BAC : Une Baisse des taux de réussite de 52% en 2022/2023 à 48% cette année, Causes de cette Contre-performance ?

Cette année, la session normale du Baccalauréat général s’est déroulée dans des conditions d’organisation et de déroulement inhabituelles et les résultats ont été positivement ou négativement impactés directement et indirectement par lesdites conditions. Rappelons que la session précédente, 2022/2023, avait enregistré un taux national de réussite de 52%, contre 48% cette année. Qu’est-ce qui explique cette contre-performance si nous savons que 2024 est une année relativement stable, en terme de mouvements d’humeur des organisations syndicales, sauf quelques remous sporadiques liés au contexte préélectoral qu’a connu le pays?
Qui peuvent être impliqués dans ces contre-performances des élèves ?
L’Etat ? Les enseignants ? La société ? Les parents d’élèves ?

Commençons par montrer le niveau d’implication de notre société sur les résultats scolaires
L’enfant est d’abord le produit de son milieu.
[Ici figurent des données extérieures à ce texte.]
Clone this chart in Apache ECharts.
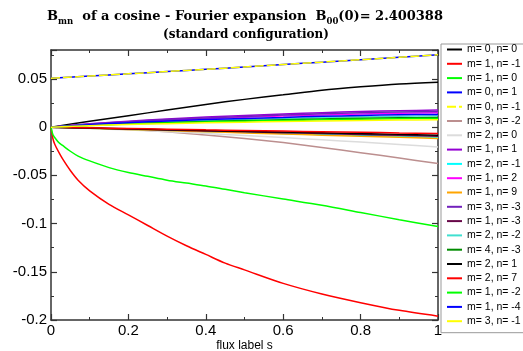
<!DOCTYPE html>
<html><head><meta charset="utf-8">
<script src="https://cdn.jsdelivr.net/npm/echarts@6/dist/echarts.min.js"></script>
<style>html,body{margin:0;padding:0;background:#fff}#c{width:523px;height:351px}</style>
</head><body><div id="c"></div>
<script>
// flux label grid (shared by most modes)
const s = [0, 0.1, 0.2, 0.3, 0.4, 0.5, 0.6, 0.7, 0.8, 0.9, 1];
// denser grid for modes that rise steeply at the axis
const sDense = [0, 0.005, 0.01, 0.02, 0.03, 0.05, 0.07, 0.1, 0.15, 0.2, 0.25, 0.3, 0.35, 0.4, 0.45, 0.5, 0.6, 0.7, 0.8, 0.9, 1];

const xTicks = [0, 0.2, 0.4, 0.6, 0.8, 1];
const yTicks = [-0.2, -0.15, -0.1, -0.05, 0, 0.05];

const labels = ["m= 0, n= 0","m= 1, n= -1","m= 1, n= 0","m= 0, n= 1","m= 0, n= -1","m= 3, n= -2","m= 2, n= 0","m= 1, n= 1","m= 2, n= -1","m= 1, n= 2","m= 1, n= 9","m= 3, n= -3","m= 1, n= -3","m= 2, n= -2","m= 4, n= -3","m= 2, n= 1","m= 2, n= 7","m= 1, n= -2","m= 1, n= -4","m= 3, n= -1"];
const colors = ["#000000","#ff0000","#00ff00","#0000ff","#ffff00","#bc8f8f","#dcdcdc","#9400d3","#00ffff","#ff00ff","#ffa500","#7221bc","#670748","#40e0d0","#008b00","#000000","#ff0000","#00ff00","#0000ff","#ffff00"];

const b_0_0   = [0, 0.006, 0.0118, 0.0178, 0.0236, 0.0288, 0.0335, 0.0383, 0.0418, 0.0447, 0.0466];
const b_1_m1  = [0, -0.012, -0.018, -0.026, -0.033, -0.045, -0.055, -0.066, -0.080, -0.091, -0.102, -0.113, -0.123, -0.132, -0.141, -0.148, -0.162, -0.173, -0.182, -0.190, -0.196];
const b_1_0   = [0, -0.008, -0.011, -0.016, -0.019, -0.025, -0.030, -0.035, -0.042, -0.047, -0.051, -0.055, -0.058, -0.061, -0.0645, -0.068, -0.0745, -0.081, -0.0885, -0.096, -0.103];
const b_0_1   = [0.0507, 0.0530, 0.0553, 0.0577, 0.0600, 0.0624, 0.0649, 0.0674, 0.0699, 0.0724, 0.0750];
const b_0_m1  = [0.0507, 0.0530, 0.0553, 0.0577, 0.0600, 0.0624, 0.0649, 0.0674, 0.0699, 0.0724, 0.0750];
const b_3_m2  = [0, -0.0008, -0.0025, -0.0048, -0.0082, -0.0118, -0.0160, -0.0210, -0.0265, -0.0320, -0.0378];
const b_2_0   = [0, -0.0013, -0.003, -0.0047, -0.0066, -0.0086, -0.0108, -0.0131, -0.0155, -0.018, -0.0205];
const b_1_1   = [0, 0.0035, 0.0062, 0.0085, 0.0104, 0.0121, 0.0136, 0.0150, 0.0162, 0.0171, 0.0177];
const b_2_m1  = [0, -0.0011, -0.0022, -0.0033, -0.0044, -0.0054, -0.0065, -0.0076, -0.0086, -0.0097, -0.0107];
const b_1_2   = [0, 0.003, 0.0053, 0.0072, 0.0088, 0.0103, 0.0115, 0.0127, 0.0137, 0.0145, 0.015];
const b_1_9   = [0, -0.0012, -0.0024, -0.0036, -0.0048, -0.006, -0.0071, -0.0083, -0.0095, -0.0106, -0.0118];
const b_3_m3  = [0, 0.0032, 0.0057, 0.0078, 0.0096, 0.0111, 0.0125, 0.0138, 0.0149, 0.0157, 0.0163];
const b_1_m3  = [0, -0.001, -0.002, -0.003, -0.0039, -0.0048, -0.0057, -0.0067, -0.0076, -0.0085, -0.0094];
const b_2_m2  = [0, 0.0023, 0.0041, 0.0057, 0.0069, 0.0081, 0.0091, 0.01, 0.0108, 0.0114, 0.0118];
const b_4_m3  = [0, 0.002, 0.0035, 0.0048, 0.0059, 0.0068, 0.0077, 0.0085, 0.0092, 0.0097, 0.01];
const b_2_1   = [0, -0.0009, -0.0017, -0.0026, -0.0035, -0.0043, -0.0051, -0.0059, -0.0067, -0.0075, -0.0083];
const b_2_7   = [0, -0.0007, -0.0014, -0.0021, -0.0028, -0.0034, -0.0041, -0.0047, -0.0053, -0.006, -0.0066];
const b_1_m2  = [0, 0.0018, 0.0032, 0.0043, 0.0053, 0.0062, 0.0069, 0.0076, 0.0082, 0.0087, 0.009];
const b_1_m4  = [0, 0.0026, 0.0046, 0.0063, 0.0078, 0.009, 0.0101, 0.0112, 0.0121, 0.0128, 0.0132];
const b_3_m1  = [0, 0.0015, 0.0027, 0.0036, 0.0045, 0.0052, 0.0058, 0.0064, 0.007, 0.0073, 0.0076];

const values = [b_0_0,b_1_m1,b_1_0,b_0_1,b_0_m1,b_3_m2,b_2_0,b_1_1,b_2_m1,b_1_2,b_1_9,b_3_m3,b_1_m3,b_2_m2,b_4_m3,b_2_1,b_2_7,b_1_m2,b_1_m4,b_3_m1];

const chart = echarts.init(document.getElementById('c'), null, {renderer: 'canvas'});
const axisCol = '#333';
const fnt = 'Liberation Sans, Arial, sans-serif';

const series = values.map((v, i) => {
  const xs = v.length === sDense.length ? sDense : s;
  return {
    name: labels[i], type: 'line', symbol: 'none', smooth: 0.3,
    data: v.map((y, k) => [xs[k], y]),
    lineStyle: {color: colors[i], width: 1.5, type: i === 4 ? [9, 3] : 'solid'},
    itemStyle: {color: colors[i]},
    emphasis: {disabled: true}, animation: false
  };
});

const xBase = {type: 'value', min: 0, max: 1, interval: 0.2,
  axisLine: {onZero: false, lineStyle: {color: axisCol, width: 1.5}},
  axisTick: {inside: true, length: 6, lineStyle: {color: axisCol, width: 1.2}},
  minorTick: {show: true, splitNumber: 2, length: 3, lineStyle: {color: axisCol, width: 1}},
  splitLine: {show: false}};
const yBase = {type: 'value', min: -0.2, max: 0.08, interval: 0.05,
  axisLine: {onZero: false, lineStyle: {color: axisCol, width: 1.5}},
  axisTick: {inside: true, length: 6, lineStyle: {color: axisCol, width: 1.2}},
  minorTick: {show: true, splitNumber: 2, length: 3, lineStyle: {color: axisCol, width: 1}},
  splitLine: {show: false}};

chart.setOption({
  animation: false,
  title: [{
    text: '{b|B}{sub|mn}{b|  of a cosine - Fourier expansion  B}{sub|00}{b|(0)= 2.400388}',
    left: 240, top: 3, textAlign: 'center',
    textStyle: {rich: {
      b: {fontFamily: 'DejaVu Serif', fontWeight: 'bold', fontSize: 13, color: '#000'},
      sub: {fontFamily: 'DejaVu Serif', fontWeight: 'bold', fontSize: 8.5, color: '#000', padding: [9, 0, 0, 0]}
    }}
  }, {
    text: '(standard configuration)', left: 241, top: 24, textAlign: 'center',
    textStyle: {fontFamily: 'DejaVu Serif', fontWeight: 'bold', fontSize: 12, color: '#000'}
  }],
  grid: {left: 51, right: 85, top: 50, bottom: 31, containLabel: false, outerBoundsMode: 'none'},
  legend: {
    orient: 'vertical', left: 441, top: 44,
    data: labels,
    itemWidth: 15, itemHeight: 10, itemGap: 3.3,
    padding: [0, 40, 6, 5],
    borderColor: '#999', borderWidth: 1,
    itemStyle: {opacity: 0},
    textStyle: {fontFamily: fnt, fontSize: 10.5, color: '#000', lineHeight: 10},
    selectedMode: false
  },
  xAxis: [
    Object.assign({}, xBase, {position: 'bottom', name: 'flux label s', nameLocation: 'middle', nameGap: 20,
      nameMoveOverlap: false,
      nameTextStyle: {fontFamily: fnt, fontSize: 12, color: '#000', verticalAlign: 'top'},
      axisLabel: {fontFamily: fnt, fontSize: 15, color: '#000', margin: 3,
        formatter: v => xTicks.some(t => Math.abs(t - v) < 1e-9) ? String(+v.toFixed(2)) : ''}}),
    Object.assign({}, xBase, {position: 'top', axisLabel: {show: false}})
  ],
  yAxis: [
    Object.assign({}, yBase, {position: 'left',
      axisLabel: {fontFamily: fnt, fontSize: 15, color: '#000', margin: 4, showMaxLabel: false,
        formatter: v => yTicks.some(t => Math.abs(t - v) < 1e-9) ? String(+v.toFixed(2)) : ''}}),
    Object.assign({}, yBase, {position: 'right', axisLabel: {show: false}})
  ],
  series: series
});
</script></body></html>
Ce qui laisse entendre qu’il est largement influencé par ce dernier. Or, nos sociétés d’aujourd’hui, celle sénégalaise en particulier, semble être radicalement métamorphosée, transformée par un certain nombre de facteurs à la fois exogènes et endogènes.

En ce qui concerne les influences extérieures la société sénégalaise n’est plus la même, elle est déchirée par l’héritage occidental et arabo-musulman qui la disloque facilement du fait de l’assimilation parfaite du legs colonial. Les autres sociétés africaines, où la colonisation et ses attributs ne sont pas trop ressentis comme effets actifs d’acculturation, ont plus ou moins conservé et préservé quelques uns de leurs patrimoines historiques et immatériels. Si nous avons quelques valeurs qui nous restent et dont nous pouvons aujourd’hui nous prévaloir, c’est bien l’héritage culturel solidement ancré grâce à l’action de certaines confréries religieuses et de certaines communautés ethniques fortement conservatrices.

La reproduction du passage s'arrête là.